Request. Take the material below and extract the lines from the one with "Write the Plotly code for this chart." through the one with "import plotly.graph_objects as go", word for word, without pictures.
§ §
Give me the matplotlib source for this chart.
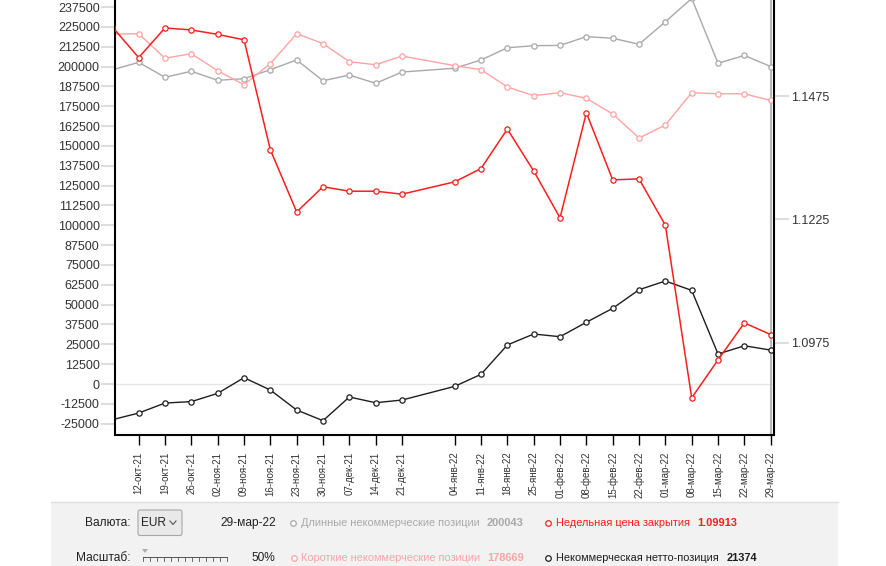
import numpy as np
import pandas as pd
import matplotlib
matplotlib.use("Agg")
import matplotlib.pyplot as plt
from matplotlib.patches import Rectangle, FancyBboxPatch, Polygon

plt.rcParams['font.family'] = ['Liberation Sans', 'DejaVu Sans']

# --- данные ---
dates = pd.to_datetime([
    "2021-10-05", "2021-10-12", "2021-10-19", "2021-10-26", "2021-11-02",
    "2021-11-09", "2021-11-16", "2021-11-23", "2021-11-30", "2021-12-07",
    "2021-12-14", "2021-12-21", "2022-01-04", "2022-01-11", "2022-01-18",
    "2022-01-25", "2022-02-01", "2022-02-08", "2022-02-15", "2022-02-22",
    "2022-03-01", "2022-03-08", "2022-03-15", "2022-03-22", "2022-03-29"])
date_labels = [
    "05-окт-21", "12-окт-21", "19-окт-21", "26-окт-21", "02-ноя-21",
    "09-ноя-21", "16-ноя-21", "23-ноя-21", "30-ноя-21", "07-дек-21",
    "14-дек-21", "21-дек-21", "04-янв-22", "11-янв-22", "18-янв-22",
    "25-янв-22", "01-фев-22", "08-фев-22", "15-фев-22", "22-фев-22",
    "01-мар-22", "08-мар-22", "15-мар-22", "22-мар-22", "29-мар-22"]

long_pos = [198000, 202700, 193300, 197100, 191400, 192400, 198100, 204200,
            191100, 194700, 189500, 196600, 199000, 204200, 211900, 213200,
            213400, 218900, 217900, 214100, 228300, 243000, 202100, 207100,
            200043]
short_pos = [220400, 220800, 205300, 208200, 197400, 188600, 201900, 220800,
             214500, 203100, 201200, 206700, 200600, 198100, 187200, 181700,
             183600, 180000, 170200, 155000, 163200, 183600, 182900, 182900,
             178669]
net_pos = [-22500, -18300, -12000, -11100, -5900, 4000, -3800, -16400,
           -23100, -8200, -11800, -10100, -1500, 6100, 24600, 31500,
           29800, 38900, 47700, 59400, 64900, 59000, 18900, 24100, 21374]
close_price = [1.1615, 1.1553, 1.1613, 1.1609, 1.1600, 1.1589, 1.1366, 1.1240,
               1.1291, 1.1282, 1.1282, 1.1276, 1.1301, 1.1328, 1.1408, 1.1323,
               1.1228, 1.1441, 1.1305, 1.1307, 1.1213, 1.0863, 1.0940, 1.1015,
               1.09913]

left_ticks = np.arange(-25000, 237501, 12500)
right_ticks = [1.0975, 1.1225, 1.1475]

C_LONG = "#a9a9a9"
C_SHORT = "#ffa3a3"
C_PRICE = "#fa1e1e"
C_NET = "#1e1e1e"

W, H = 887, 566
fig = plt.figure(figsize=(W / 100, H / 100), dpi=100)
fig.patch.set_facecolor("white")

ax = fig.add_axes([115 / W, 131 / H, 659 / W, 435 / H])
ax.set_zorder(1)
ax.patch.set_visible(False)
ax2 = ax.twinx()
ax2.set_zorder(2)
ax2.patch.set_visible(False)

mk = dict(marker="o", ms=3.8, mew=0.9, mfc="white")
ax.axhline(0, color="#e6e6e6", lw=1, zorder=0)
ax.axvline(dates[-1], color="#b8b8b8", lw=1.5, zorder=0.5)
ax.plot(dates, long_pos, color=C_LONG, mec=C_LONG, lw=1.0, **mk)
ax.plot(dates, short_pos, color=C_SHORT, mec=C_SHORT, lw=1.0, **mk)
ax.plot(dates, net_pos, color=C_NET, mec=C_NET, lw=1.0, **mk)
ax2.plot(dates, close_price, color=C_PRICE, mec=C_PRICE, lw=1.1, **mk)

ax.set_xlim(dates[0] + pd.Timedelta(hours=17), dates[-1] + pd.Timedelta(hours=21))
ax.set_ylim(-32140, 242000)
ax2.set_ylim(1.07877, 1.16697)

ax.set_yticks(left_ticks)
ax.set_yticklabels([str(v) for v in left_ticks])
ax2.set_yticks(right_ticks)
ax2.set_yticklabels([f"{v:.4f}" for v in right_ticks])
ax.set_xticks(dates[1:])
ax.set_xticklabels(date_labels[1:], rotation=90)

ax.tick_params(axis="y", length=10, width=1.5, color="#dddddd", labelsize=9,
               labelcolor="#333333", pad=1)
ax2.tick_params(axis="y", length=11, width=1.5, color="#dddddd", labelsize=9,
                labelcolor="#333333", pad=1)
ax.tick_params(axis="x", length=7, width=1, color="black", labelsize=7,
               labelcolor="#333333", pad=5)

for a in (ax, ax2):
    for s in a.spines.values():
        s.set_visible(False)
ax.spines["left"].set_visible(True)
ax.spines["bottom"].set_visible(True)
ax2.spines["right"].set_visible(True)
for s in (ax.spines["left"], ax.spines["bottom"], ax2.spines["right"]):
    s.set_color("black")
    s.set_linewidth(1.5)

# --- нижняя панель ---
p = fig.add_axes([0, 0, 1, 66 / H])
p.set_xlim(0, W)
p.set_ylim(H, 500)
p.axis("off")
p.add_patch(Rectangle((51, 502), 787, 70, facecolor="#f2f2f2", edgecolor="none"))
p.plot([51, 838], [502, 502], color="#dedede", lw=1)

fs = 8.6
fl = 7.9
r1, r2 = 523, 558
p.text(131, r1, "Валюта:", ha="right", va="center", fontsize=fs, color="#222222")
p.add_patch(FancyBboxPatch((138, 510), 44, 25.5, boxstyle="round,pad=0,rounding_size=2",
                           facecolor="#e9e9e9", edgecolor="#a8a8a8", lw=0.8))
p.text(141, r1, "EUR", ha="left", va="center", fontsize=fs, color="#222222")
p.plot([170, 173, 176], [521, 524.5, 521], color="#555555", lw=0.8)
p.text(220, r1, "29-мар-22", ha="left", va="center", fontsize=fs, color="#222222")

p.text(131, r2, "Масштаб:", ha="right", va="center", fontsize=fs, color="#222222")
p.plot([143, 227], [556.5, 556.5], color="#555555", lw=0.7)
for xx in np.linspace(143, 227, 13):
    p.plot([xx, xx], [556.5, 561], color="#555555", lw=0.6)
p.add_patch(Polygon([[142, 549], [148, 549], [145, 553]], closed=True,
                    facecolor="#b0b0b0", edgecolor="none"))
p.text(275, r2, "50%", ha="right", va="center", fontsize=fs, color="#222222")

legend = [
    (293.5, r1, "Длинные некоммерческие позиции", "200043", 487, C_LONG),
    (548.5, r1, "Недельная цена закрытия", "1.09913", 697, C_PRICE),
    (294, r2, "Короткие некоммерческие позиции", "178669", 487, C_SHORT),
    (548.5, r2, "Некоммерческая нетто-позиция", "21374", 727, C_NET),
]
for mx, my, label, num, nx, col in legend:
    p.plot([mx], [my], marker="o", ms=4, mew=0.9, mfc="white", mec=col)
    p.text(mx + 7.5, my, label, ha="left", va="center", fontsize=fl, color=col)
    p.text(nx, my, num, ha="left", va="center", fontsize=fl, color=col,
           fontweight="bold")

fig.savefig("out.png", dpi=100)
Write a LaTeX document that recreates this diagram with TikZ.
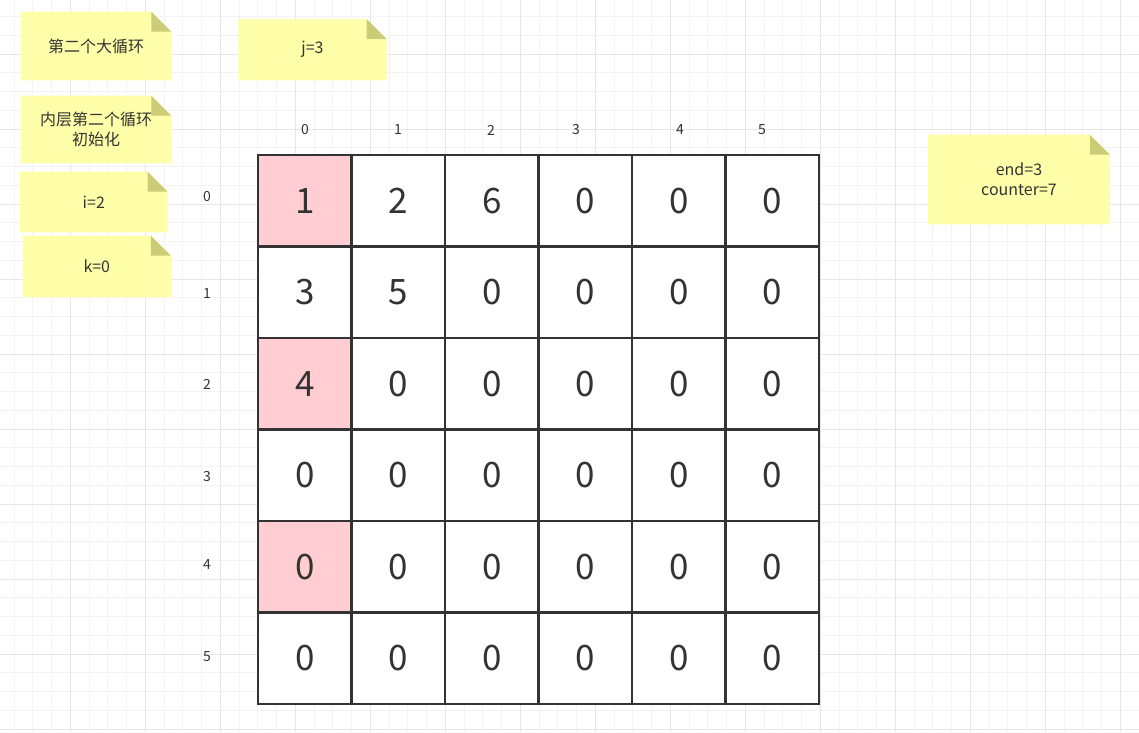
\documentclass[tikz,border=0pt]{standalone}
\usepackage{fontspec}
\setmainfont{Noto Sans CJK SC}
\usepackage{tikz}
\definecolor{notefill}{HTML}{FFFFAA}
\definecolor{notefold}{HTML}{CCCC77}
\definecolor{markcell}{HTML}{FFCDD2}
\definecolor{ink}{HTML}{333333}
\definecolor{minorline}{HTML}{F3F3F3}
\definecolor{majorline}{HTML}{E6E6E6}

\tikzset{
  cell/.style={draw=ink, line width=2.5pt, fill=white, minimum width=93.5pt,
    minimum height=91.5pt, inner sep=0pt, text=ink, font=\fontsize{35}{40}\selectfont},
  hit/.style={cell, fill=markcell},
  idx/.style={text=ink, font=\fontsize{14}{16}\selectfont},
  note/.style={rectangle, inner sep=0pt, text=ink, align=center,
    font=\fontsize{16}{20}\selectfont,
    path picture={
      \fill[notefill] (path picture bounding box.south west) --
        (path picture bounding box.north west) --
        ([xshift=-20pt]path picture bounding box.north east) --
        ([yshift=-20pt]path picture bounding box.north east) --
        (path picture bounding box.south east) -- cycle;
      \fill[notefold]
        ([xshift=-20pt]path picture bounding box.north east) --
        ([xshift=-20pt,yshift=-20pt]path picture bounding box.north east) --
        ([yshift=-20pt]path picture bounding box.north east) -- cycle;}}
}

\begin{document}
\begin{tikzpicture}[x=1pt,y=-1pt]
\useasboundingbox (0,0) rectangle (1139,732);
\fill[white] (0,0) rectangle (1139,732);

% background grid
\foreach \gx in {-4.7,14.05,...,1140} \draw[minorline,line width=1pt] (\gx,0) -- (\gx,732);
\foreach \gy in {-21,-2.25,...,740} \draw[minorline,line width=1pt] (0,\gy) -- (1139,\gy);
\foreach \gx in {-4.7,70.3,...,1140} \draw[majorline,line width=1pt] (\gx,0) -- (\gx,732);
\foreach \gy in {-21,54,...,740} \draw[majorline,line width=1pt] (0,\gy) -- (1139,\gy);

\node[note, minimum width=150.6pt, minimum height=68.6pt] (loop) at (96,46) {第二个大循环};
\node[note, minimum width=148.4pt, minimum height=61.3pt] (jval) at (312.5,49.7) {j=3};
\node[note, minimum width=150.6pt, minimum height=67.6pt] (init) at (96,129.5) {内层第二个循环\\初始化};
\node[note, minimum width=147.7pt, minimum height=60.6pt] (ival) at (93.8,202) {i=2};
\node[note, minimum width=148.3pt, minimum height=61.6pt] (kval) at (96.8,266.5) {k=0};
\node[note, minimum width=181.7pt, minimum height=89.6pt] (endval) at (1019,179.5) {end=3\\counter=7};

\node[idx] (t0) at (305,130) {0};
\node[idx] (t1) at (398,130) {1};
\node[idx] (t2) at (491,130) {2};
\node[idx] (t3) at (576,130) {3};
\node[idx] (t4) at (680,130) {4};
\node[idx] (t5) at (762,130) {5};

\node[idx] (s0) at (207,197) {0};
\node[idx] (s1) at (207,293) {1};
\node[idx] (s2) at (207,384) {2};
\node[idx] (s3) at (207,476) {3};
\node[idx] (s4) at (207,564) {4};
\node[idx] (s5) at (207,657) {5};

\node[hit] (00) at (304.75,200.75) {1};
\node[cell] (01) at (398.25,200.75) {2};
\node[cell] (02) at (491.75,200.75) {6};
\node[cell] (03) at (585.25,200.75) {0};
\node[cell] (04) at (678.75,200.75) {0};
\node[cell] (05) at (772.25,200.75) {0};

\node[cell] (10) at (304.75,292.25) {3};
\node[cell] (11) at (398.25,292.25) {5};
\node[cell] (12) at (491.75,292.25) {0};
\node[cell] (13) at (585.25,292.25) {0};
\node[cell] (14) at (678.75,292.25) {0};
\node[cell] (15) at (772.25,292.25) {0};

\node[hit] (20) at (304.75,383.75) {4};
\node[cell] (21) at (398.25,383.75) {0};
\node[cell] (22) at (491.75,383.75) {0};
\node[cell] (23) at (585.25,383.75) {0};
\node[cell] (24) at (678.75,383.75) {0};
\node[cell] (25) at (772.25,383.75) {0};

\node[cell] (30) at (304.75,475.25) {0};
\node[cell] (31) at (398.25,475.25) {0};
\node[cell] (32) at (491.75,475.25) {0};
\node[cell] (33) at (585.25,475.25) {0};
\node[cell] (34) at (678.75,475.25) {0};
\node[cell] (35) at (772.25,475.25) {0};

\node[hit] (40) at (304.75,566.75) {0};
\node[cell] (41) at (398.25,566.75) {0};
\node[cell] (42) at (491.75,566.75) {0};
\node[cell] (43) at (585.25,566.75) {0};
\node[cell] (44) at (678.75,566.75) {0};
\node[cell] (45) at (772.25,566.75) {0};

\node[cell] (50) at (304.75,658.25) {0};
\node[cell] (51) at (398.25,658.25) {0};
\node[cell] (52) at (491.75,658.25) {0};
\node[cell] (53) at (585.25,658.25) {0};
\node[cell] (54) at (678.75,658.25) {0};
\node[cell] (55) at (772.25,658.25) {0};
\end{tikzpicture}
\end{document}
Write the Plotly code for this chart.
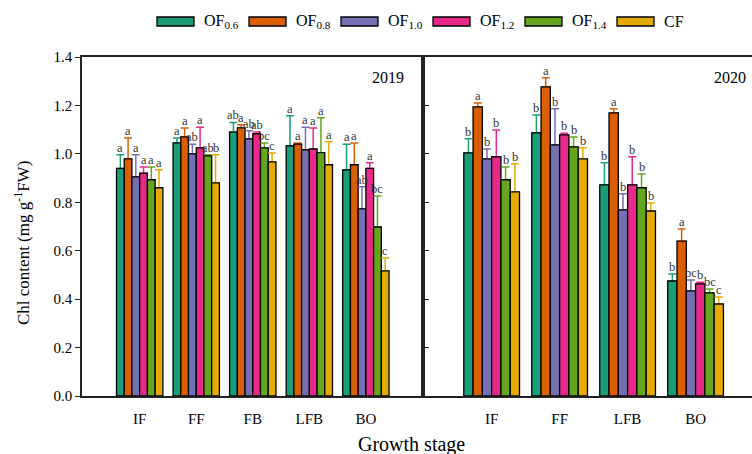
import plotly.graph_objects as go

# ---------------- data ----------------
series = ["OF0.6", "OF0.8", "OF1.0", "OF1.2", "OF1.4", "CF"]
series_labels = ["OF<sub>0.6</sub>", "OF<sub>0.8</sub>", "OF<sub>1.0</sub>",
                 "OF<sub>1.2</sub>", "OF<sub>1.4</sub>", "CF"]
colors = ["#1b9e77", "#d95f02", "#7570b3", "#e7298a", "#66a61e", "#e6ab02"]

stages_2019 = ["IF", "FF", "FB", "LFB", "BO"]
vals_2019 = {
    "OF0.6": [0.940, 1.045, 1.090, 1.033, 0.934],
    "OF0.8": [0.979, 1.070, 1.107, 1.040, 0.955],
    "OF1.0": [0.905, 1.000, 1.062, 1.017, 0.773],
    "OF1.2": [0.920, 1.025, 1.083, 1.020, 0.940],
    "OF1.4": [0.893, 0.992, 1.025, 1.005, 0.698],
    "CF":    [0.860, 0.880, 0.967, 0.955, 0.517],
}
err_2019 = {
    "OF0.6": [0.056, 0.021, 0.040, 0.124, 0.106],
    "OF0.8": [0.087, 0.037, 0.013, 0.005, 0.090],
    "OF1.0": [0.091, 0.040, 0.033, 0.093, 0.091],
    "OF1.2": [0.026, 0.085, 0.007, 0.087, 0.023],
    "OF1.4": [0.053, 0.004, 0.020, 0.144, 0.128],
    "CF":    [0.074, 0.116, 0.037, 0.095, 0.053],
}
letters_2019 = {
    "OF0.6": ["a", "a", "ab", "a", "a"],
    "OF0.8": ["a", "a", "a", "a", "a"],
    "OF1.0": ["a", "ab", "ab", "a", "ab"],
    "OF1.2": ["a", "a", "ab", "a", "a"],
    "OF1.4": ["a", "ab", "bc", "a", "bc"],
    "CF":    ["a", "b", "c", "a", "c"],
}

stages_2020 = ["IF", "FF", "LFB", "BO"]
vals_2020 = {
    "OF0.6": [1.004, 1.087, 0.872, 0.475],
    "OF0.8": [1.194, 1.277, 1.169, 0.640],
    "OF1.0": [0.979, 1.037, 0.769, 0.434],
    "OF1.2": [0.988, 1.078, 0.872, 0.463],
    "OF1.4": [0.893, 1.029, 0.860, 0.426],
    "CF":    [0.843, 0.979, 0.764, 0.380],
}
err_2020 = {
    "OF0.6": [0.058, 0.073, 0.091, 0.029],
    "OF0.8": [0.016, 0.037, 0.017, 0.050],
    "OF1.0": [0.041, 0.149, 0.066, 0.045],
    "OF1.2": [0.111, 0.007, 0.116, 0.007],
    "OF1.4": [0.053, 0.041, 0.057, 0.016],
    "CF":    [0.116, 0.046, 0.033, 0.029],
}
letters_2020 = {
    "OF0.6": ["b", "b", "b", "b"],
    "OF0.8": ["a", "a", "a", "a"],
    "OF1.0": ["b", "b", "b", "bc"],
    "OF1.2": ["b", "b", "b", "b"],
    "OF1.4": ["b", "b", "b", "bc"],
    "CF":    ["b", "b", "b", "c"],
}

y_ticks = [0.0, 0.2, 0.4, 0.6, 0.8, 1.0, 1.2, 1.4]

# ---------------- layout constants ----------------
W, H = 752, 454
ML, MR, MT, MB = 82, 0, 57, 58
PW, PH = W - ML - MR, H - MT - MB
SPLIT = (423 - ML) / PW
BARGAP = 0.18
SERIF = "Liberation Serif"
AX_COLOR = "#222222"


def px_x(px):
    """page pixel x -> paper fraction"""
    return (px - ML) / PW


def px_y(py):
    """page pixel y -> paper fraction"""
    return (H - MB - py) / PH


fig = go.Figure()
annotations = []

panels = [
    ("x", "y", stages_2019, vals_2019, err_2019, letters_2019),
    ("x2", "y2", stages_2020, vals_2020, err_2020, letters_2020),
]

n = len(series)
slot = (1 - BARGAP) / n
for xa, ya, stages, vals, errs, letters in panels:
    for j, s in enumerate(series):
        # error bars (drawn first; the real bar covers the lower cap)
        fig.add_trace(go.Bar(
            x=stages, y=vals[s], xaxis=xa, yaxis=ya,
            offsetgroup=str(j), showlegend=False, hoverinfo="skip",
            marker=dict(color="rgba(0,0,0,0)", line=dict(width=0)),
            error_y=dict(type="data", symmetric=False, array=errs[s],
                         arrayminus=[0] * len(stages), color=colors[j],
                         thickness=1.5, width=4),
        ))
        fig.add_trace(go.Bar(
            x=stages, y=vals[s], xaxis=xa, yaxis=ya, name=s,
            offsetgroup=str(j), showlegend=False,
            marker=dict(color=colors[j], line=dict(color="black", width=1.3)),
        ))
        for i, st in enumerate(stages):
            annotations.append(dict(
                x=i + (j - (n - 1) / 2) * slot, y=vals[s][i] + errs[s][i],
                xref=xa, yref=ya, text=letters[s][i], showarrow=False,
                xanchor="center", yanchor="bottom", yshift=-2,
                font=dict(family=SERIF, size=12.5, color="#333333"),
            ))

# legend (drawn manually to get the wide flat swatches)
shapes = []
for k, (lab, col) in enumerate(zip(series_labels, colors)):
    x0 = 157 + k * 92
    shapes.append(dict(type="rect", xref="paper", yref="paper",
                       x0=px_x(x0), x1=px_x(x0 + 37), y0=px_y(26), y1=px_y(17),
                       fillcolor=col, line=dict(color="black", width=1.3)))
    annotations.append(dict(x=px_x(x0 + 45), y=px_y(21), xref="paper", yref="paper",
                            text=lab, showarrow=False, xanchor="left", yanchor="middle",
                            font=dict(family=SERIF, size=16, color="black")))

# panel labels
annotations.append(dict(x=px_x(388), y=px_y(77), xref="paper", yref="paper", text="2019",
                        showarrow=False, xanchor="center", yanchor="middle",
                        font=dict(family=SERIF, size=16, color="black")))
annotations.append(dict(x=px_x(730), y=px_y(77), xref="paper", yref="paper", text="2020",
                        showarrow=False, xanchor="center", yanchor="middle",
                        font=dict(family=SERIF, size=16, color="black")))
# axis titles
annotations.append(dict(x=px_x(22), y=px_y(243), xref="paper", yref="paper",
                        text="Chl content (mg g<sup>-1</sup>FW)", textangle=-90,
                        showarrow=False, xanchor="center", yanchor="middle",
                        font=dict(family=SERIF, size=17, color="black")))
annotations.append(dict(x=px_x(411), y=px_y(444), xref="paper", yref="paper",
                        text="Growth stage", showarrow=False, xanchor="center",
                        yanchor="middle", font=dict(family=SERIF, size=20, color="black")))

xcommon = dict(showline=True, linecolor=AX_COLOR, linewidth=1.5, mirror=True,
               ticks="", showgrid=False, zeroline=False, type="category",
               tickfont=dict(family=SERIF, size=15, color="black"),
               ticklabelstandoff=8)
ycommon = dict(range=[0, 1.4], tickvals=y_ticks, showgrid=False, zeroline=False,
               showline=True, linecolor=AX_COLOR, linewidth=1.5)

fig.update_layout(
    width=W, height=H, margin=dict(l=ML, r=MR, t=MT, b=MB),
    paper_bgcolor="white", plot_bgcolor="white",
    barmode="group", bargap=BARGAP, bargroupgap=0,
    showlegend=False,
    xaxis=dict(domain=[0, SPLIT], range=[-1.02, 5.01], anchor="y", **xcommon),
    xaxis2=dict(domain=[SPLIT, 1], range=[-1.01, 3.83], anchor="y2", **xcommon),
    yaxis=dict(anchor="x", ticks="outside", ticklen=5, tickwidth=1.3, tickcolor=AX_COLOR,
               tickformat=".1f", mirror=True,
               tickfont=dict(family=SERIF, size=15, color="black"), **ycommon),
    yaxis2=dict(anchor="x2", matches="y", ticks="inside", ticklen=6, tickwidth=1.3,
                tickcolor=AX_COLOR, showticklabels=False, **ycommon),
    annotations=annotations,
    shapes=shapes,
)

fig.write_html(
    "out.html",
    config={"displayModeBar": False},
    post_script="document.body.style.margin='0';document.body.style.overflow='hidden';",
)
§ §
Written solution.
Write the Plotly code for this chart.
import plotly.graph_objects as go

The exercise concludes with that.